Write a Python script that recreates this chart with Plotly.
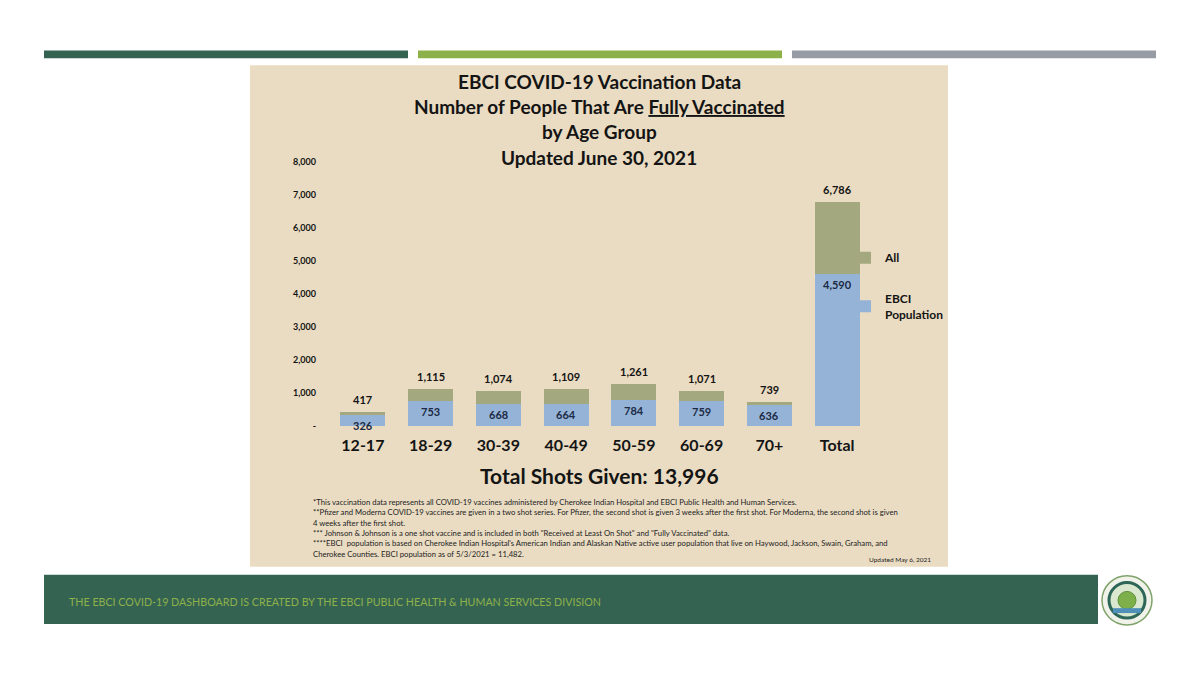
import plotly.graph_objects as go

# ===== datos =====
age_groups = ["12-17", "18-29", "30-39", "40-49", "50-59", "60-69", "70+", "Total"]
all_people = [417, 1115, 1074, 1109, 1261, 1071, 739, 6786]
ebci_pop   = [326, 753, 668, 664, 784, 759, 636, 4590]
y_ticks      = [0, 1000, 2000, 3000, 4000, 5000, 6000, 7000, 8000]
y_tick_texts = ["-", "1,000", "2,000", "3,000", "4,000", "5,000", "6,000", "7,000", "8,000"]

title_lines = [
    "EBCI COVID-19 Vaccination Data",
    "Number of People That Are <u>Fully Vaccinated</u>",
    "by Age Group",
    "Updated June 30, 2021",
]
total_shots = "Total Shots Given: 13,996"
footnotes = [
    "*This vaccination data represents all COVID-19 vaccines administered by Cherokee Indian Hospital and EBCI Public Health and Human Services.",
    "**Pfizer and Moderna COVID-19 vaccines are given in a two shot series. For Pfizer, the second shot is given 3 weeks after the first shot. For Moderna, the second shot is given",
    "4 weeks after the first shot.",
    "*** Johnson & Johnson is a one shot vaccine and is included in both \"Received at Least On Shot\" and \"Fully Vaccinated\" data.",
    "****EBCI  population is based on Cherokee Indian Hospital's American Indian and Alaskan Native active user population that live on Haywood, Jackson, Swain, Graham, and",
    "Cherokee Counties. EBCI population as of 5/3/2021 = 11,482.",
]
footer_text = "THE EBCI COVID-19 DASHBOARD IS CREATED BY THE EBCI PUBLIC HEALTH & HUMAN SERVICES DIVISION"

# ===== paleta =====
BLUE   = "#95B3D7"
OLIVE  = "#A3A87E"
BEIGE  = "#EADCC2"
DARK   = "#141414"
NAVY   = "#1B2A44"
FOREST = "#356352"
LIME   = "#8DB14A"
GREY   = "#979CA4"
FONT   = "Lato"

W, H = 1200, 675
OFF = 8  # la página agrega 8px de margen al div
def px(x): return (x - OFF) / W
def py(y): return 1 - (y - OFF) / H

rest = [a - e for a, e in zip(all_people, ebci_pop)]

fig = go.Figure()
fig.add_trace(go.Bar(x=age_groups, y=ebci_pop, name="EBCI<br>Population",
                     marker=dict(color=BLUE, line=dict(width=0)),
                     legendgroup="e", legendrank=2, hoverinfo="skip"))
fig.add_trace(go.Bar(x=age_groups, y=rest, name="All",
                     marker=dict(color=OLIVE, line=dict(width=0)),
                     legendgroup="a", legendrank=1, hoverinfo="skip"))

shapes = []
# barras decorativas superiores
for x0, x1, c in [(44, 408, FOREST), (418, 782, LIME), (792, 1156, GREY)]:
    shapes.append(dict(type="rect", xref="paper", yref="paper", x0=px(x0), x1=px(x1),
                       y0=py(53), y1=py(45), fillcolor=c, line=dict(width=0), layer="below"))
# panel beige
shapes.append(dict(type="rect", xref="paper", yref="paper", x0=px(250), x1=px(948),
                   y0=py(570), y1=py(60), fillcolor=BEIGE, line=dict(width=0), layer="below"))
# banda inferior
shapes.append(dict(type="rect", xref="paper", yref="paper", x0=px(44), x1=px(1098),
                   y0=py(628), y1=py(578), fillcolor=FOREST, line=dict(width=0), layer="below"))
# logo (sello circular)
cx, cy = 1127, 604
for r, fill, lc, lw in [(25, "#F1F3EA", "#7FA36A", 1.5), (18, "#D9E8CF", "#2E6658", 3), (9, "#7DB04A", "#5E8F3A", 1)]:
    shapes.append(dict(type="circle", xref="paper", yref="paper",
                       x0=px(cx - r), x1=px(cx + r), y0=py(cy + r), y1=py(cy - r),
                       fillcolor=fill, line=dict(color=lc, width=lw)))
shapes.append(dict(type="rect", xref="paper", yref="paper", x0=px(cx - 14), x1=px(cx + 14),
                   y0=py(cy + 13), y1=py(cy + 8), fillcolor="#4F8FB8", line=dict(width=0)))

ann = []
for line, y in zip(title_lines, [77, 102, 127, 154]):
    ann.append(dict(text=line, xref="paper", yref="paper", x=px(599), y=py(y),
                    xanchor="center", yanchor="middle", showarrow=False,
                    font=dict(family=FONT, size=19, color=DARK, weight="bold")))
# etiquetas de valores
for cat, tot, e in zip(age_groups, all_people, ebci_pop):
    ann.append(dict(text=f"{tot:,}", x=cat, y=tot, xref="x", yref="y", yanchor="bottom",
                    yshift=4, showarrow=False,
                    font=dict(family=FONT, size=11, color=DARK, weight="bold")))
    ann.append(dict(text=f"{e:,}", x=cat, y=e, xref="x", yref="y", yanchor="top",
                    yshift=-2, showarrow=False,
                    font=dict(family=FONT, size=11, color=NAVY, weight="bold")))
ann.append(dict(text=total_shots, xref="paper", yref="paper", x=px(599), y=py(477),
                xanchor="center", yanchor="middle", showarrow=False,
                font=dict(family=FONT, size=21, color=DARK, weight="bold")))
for line, y in zip(footnotes, [504, 514.5, 525, 535.5, 546, 556.5]):
    ann.append(dict(text=line, xref="paper", yref="paper", x=px(311), y=py(y),
                    xanchor="left", yanchor="middle", showarrow=False,
                    font=dict(family=FONT, size=7.7, color="#222222")))
ann.append(dict(text="Updated May 6, 2021", xref="paper", yref="paper", x=px(933), y=py(563),
                xanchor="right", yanchor="middle", showarrow=False,
                font=dict(family=FONT, size=6.5, color="#222222")))
ann.append(dict(text=footer_text, xref="paper", yref="paper", x=px(67), y=py(605),
                xanchor="left", yanchor="middle", showarrow=False,
                font=dict(family=FONT, size=10.7, color=LIME)))

fig.update_layout(
    width=W, height=H, margin=dict(l=0, r=0, t=0, b=0),
    paper_bgcolor="white", plot_bgcolor="rgba(0,0,0,0)",
    barmode="stack", bargap=0.335,
    font=dict(family=FONT, color=DARK),
    showlegend=True,
    legend=dict(x=px(845), y=py(241), xanchor="left", yanchor="top",
                traceorder="grouped", tracegroupgap=22,
                bgcolor="rgba(0,0,0,0)", itemwidth=30,
                font=dict(family=FONT, size=12, color=DARK, weight="bold")),
    shapes=shapes, annotations=ann,
    xaxis=dict(domain=[px(329), px(871)], showgrid=False, showline=False, zeroline=False,
               ticks="", ticklabelstandoff=8,
               tickfont=dict(family=FONT, size=16, color=DARK, weight="bold")),
    yaxis=dict(domain=[py(427), py(158)], range=[0, 8000], showgrid=False, showline=False,
               zeroline=False, tickvals=y_ticks, ticktext=y_tick_texts, ticks="",
               ticklabelstandoff=12,
               tickfont=dict(family=FONT, size=9, color=DARK, weight="bold")),
)

fig.write_html("out.html")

####

▸ REQUEST
Repeat exactly and only the lines from the start of the data above through the line that holds "import plotly.graph_objects as go", inclusive. Pictures do not belong in the copy.

▸ WRITTEN SOLUTION
Write a Python script that recreates this chart with Plotly.
import plotly.graph_objects as go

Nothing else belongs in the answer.